Lesson Plan
Flex Grouping with Novels

Sarah, Plain and Tall
by Patricia MacLachlan

Topic:

    Reading

Grade Level:

    Fourth

Instructional Objectives:

Concepts Addressed: Materials Required: Engagement:

    Students should be seated in a circle with the teacher in the back of the room.  (They should bring a completed anticipation guide, pre-reading activity, and a copy of the novel.)  Ask the students if it is okay to marry someone you have never met before.  Play the role of an advocate of arranged marrages and have them defend the other side.  (The majority of the students will say that you should not marry someone you have never met before.)  Repeat using the remaining questions on the anticipation guide, taking the less agreed side each time.  Explain to the students that after reading the novel, they will go back and analyze their responses to these questions.  Does anyone think their responses will change?

Procedure:

    Students in the Sarah, Plain and Tall reading group will complete the anticipation guide and pre-reading activity while the Addie Across the Prairie reading group participates in a literature circle with the teacher.
    Facilitate the engagement activity above.
    Discuss the kinds of words we use to describe people and then go around the circle and have each student give two describing words from his/her list.  Have willing students share their book covers with the class with an explanation as to why he/she chose those adjectives.  Explain that there are many words that we could use to mean the same thing, but some create a more vivid picture in our minds.  Explain that students can use a thesauraus to find more vivid words with the same meaning.  Have the students look up the words that they used to describe themself and find another word with the same meaning.

Key Discussion Questions:

What kinds of words do we use to describe people?
What words create a visual picture in our heads?

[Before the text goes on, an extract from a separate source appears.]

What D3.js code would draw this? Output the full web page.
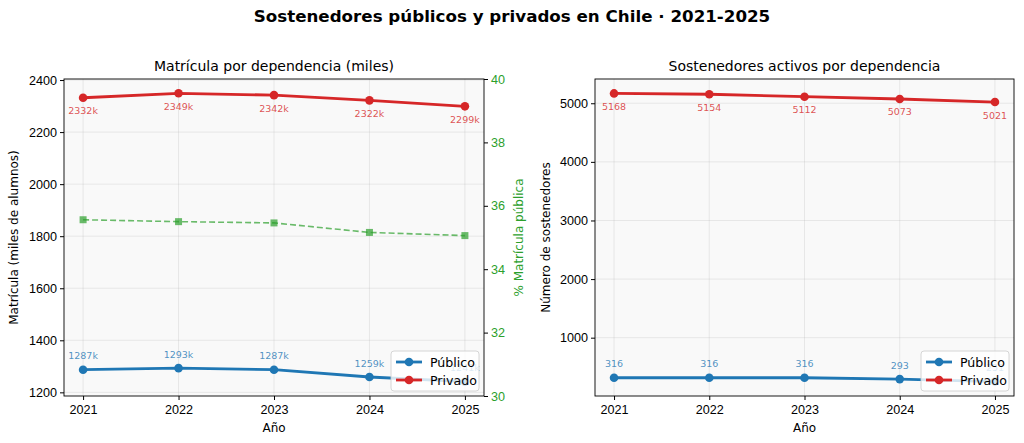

Anticipation Guide Questions (agree or disagree)
1. A stepmother can take the place of a real mother.
2. Women should depend on their husbands.
3. The man of the family should be the bread winner.
4. It's okay to marry someone you've never met before.
5. If one parent dies, it's a good idea fo the oldest child to assume that parent's role.
6. If you had to move to a new place, you would miss where you now live.
7. It's okay for a father to advertise for a wife and mother for his children.

Closure:

    By looking at the cover of the novel, have the students describe Sarah.  What other words could mean the same thing as plain and tall?  What does plain mean?  Students should make predictions as to what the novel is going to be about by looking at the cover.  Who do you think the people are in the story?  Where are they?  Are they family?  Then allow students to read the description on the back of the book and modify their predictions according to what they read.  Have one student record the group's predictions so that they may be referred to while reading.

Assessment:

Extension Activities:

    Write a personal narrative using the book cover you designed for this lesson.  You will be expected to incorportate the two descriptive words used on the cover within your writing, and to support the words with examples.

    Make a poster of the book cover you designed to hang around the room.